Ondanks standaarden geen uitwisseling
Welke aanpak gekozen wordt voor eai is overigens niet zo belangrijk, als het systeem maar flexibel is. Een andere vereiste voor een geslaagd eai-project is het afdwingen van een aantal regels en standaarden. Een bedrijf moet ook zeker kiezen voor technologie die is ontworpen voor integratie. "Kopen, niet zelf doen", verduidelijkt ze die stelling.
XML en webservices zijn volgens haar niet meer dan de nieuwste vorm van eai, naast bijvoorbeeld edi (electronic data interchange). "Het is een belangrijke, maar pas ontluikende aanpak."
Standaardisatie van eai-technieken ziet Casonato voorlopig niet plaatsvinden. Webservices noodzaken de verschillende leveranciers wel tot enige standaardisatie, maar volgens de analiste hebben zij geen enkele behoefte hun methode volledig uitwisselbaar te maken met die van hun concurrenten. "Ze wikken en wegen voortdurend af waar ze de eigen methode inzetten en waar de algemeen gebruikte." Dergelijke standaarden komen er dan ook maar heel langzaam, zegt Casonato. "Het algemeen gebruik van Windows voor de desktop of tcp/ip voor netwerken, dat duurde tientallen jaren. Zo zal het met webservices ook gaan."

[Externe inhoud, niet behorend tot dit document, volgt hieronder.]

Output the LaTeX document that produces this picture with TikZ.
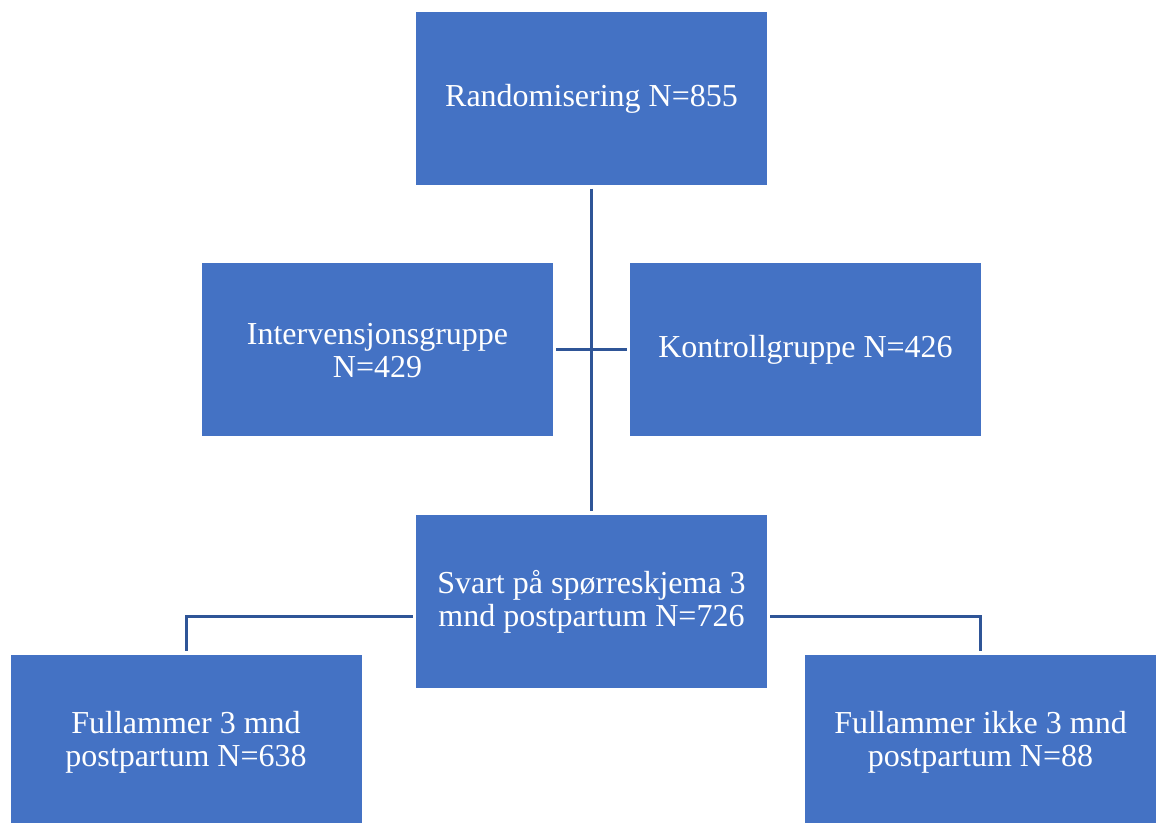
\documentclass[tikz,border=0pt]{standalone}
\usepackage{fontspec}
\setmainfont{Liberation Serif}
\definecolor{boksblaa}{HTML}{4472C4}
\definecolor{linjeblaa}{HTML}{2F5597}
\newcommand{\hoyde}{\rule{0pt}{17.5pt}}
\tikzset{
  boks/.style={rectangle, fill=boksblaa, text=white, minimum width=263.25pt,
    minimum height=129.75pt, align=center, inner sep=0pt,
    font=\fontsize{24}{25}\selectfont},
  linje/.style={draw=linjeblaa, line width=2.25pt}
}
\begin{document}
\begin{tikzpicture}[x=0.75pt, y=-0.75pt]
\useasboundingbox (0,0) rectangle (1156,823);
\clip (0,0) rectangle (1156,823);

\node[boks](rand) at (591.5,98.5){\hoyde Randomisering N=855};
\node[boks](interv) at (377.5,349.5){\hoyde Intervensjonsgruppe\\N=429};
\node[boks](kontroll) at (805.5,349.5){\hoyde Kontrollgruppe N=426};
\node[boks](svart) at (591.5,601.5){\hoyde Svart på spørreskjema 3\\mnd postpartum N=726};
\node[boks](fullja) at (186,741.5){\hoyde Fullammer 3 mnd\\postpartum N=638};
\node[boks](fullnei) at (980.5,741.5){\hoyde Fullammer ikke 3 mnd\\postpartum N=88};

% forbindelser
\draw[linje, shorten <=2.5pt, shorten >=2.5pt](rand.south)--(svart.north);
\draw[linje, shorten <=2.25pt, shorten >=2.25pt](interv.east)--(kontroll.west);
\draw[linje, shorten <=2.25pt, shorten >=2.5pt]([yshift=-10.9pt]svart.west) -| (fullja.north);
\draw[linje, shorten <=2.25pt, shorten >=2.5pt]([yshift=-10.9pt]svart.east) -| (fullnei.north);

\end{tikzpicture}
\end{document}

Eai is nooit af Zonder steun van het management gaat het niet lukken, waarschuwt de Gartner-analiste. "Eai is duur, zeker in het begin." Casonato had zo nog vijf aanbevelingen voor de aanwezigen. Eai is nooit af, het botst met andere – wellicht belangrijkere – projecten, vraagt nogal wat technische kennis, vreet bestaande processen aan en vraagt soms een verandering van bedrijfscultuur. |
De ultieme eai
Naast eai-processen bestudeert de Gartner-onderzoekster ook de manier waarop kennis het best beheerd kan worden. Het is de ultieme vorm van eai, vindt Casonato eigenlijk. "Wat eai doet met alle applicaties achter de gebruikersinterface, dat zou een kennisbeheersysteem moeten kunnen met de gegevens in zo’n systeem." Ofwel: Eai is voor het het volgen van activiteiten; kennisbeheer daarentegen, zal in 2007 zorgen voor 75 procent van de productiviteitsgroei.
Ondanks alle technologie wordt kennis nog nergens goed beheerd, zegt ze. "De mens is nog steeds de integrator van kennis. Kijk maar hoe we informatie moeten knippen en plakken uit onze e-mailapplicatie, kalender, database en tekstverwerker." Toch ontwaart Casonato twee ontwikkelingen die kennismanagement dichterbij brengen. De eerste is de opkomst van portaal-websites. Die ziet ze als een punt waar veel bedrijfsapplicaties en dus gegevens samenkomen. Deze gegevens zijn echter in veel gevallen niet geïntegreerd, "maar het is een begin." De tweede ontwikkeling is de opkomst van clusters van bedrijfstoepassingen. Ze noemt Sap en IBM als voorbeelden; zij leveren aggregaten van websites, content management systemen, koppelingen van applicaties en gereedschappen die het samenwerken makkelijker maken.